I tried to use dask localcluster, in multiprocess but single thread per process setup, in linux, but failed so far:
from dask.distributed import LocalCluster, Client, progress
def do_work():
while True:
pass
return
if __name__ == '__main__':
cluster = LocalCluster(n_workers=2, processes=True, threads_per_worker=1)
client = Client(cluster)
futures = [client.submit(do_work) for i in range(100)]
progress(futures)
What happens is that dask indeed launches two processes (via spawn_main), but each process has 7 threads. Besides that, the main process itself (which I launched with python -m) has 20 threads. I tried the nthreads=1
kwarg as well and it didn't work either.
OTOH, the dashboard at :8787 shows that I only have one thread per process. What did I miss here?
CodePudding user response:
When you set number of threads, you normally mean the number of worker threads: that can take up a whole CPU core with useful compute.
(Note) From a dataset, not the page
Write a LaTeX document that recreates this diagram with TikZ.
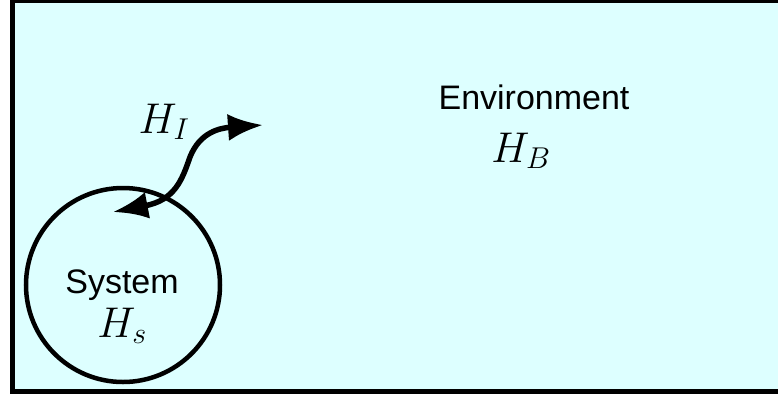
\RequirePackage{fix-cm}
\documentclass[tikz,border=0pt]{standalone}
\usepackage{fontspec}
\setsansfont{Liberation Sans}
\usetikzlibrary{arrows.meta, positioning}

\definecolor{envfill}{RGB}{221,255,255}

\tikzset{
    label text/.style={font=\sffamily\fontsize{34}{38}\selectfont, inner sep=0pt, anchor=base},
    ham text/.style={font=\fontsize{43}{46}\selectfont, inner sep=0pt, anchor=base},
    coupling/.style={line width=5.5pt, {Latex[length=35pt,width=27pt]}-{Latex[length=35pt,width=27pt]}}
}

\begin{document}
\begin{tikzpicture}[x=1pt, y=-1pt]
    \useasboundingbox (0,0) rectangle (778,397);
    \clip (0,0) rectangle (778,397);

    % environment box (runs off to the right)
    \draw[line width=5pt, fill=envfill] (12.5,0.5) rectangle (900,391.5);

    % system
    \node[circle, draw, line width=4.5pt, minimum size=194pt, inner sep=0pt] (sys) at (123,285) {};
    \node[label text] (systxt) at (122,293) {System};
    \node[ham text] (hs) at (122,337) {$H_s$};

    % environment
    \node[label text] (envtxt) at (534,109) {Environment};
    \node[ham text] (hb) at (521,162) {$H_B$};

    % interaction
    \node[ham text] (hi) at (164,133) {$H_I$};
    \coordinate (sysend) at (113,212);
    \coordinate (envend) at (263,125);
    \draw[coupling] (sysend) .. controls (175,200) and (182,180) .. (190,157)
        .. controls (200,132) and (220,128) .. (envend);
\end{tikzpicture}
\end{document}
However there are other threads which take up very little CPU and help keep the process running:
- the server listening to incoming messages (running an asyncio event loop)
- a dashboard per worker
- performance monitoring/profiling
You can get a list of these per worker by doing
client.run(lambda: [str(_) for _ in threading.enumerate()])
As to the main process, it creates threads that specifically listen to the subprocesses, as well as its own profiling, IO loop/comms, etc.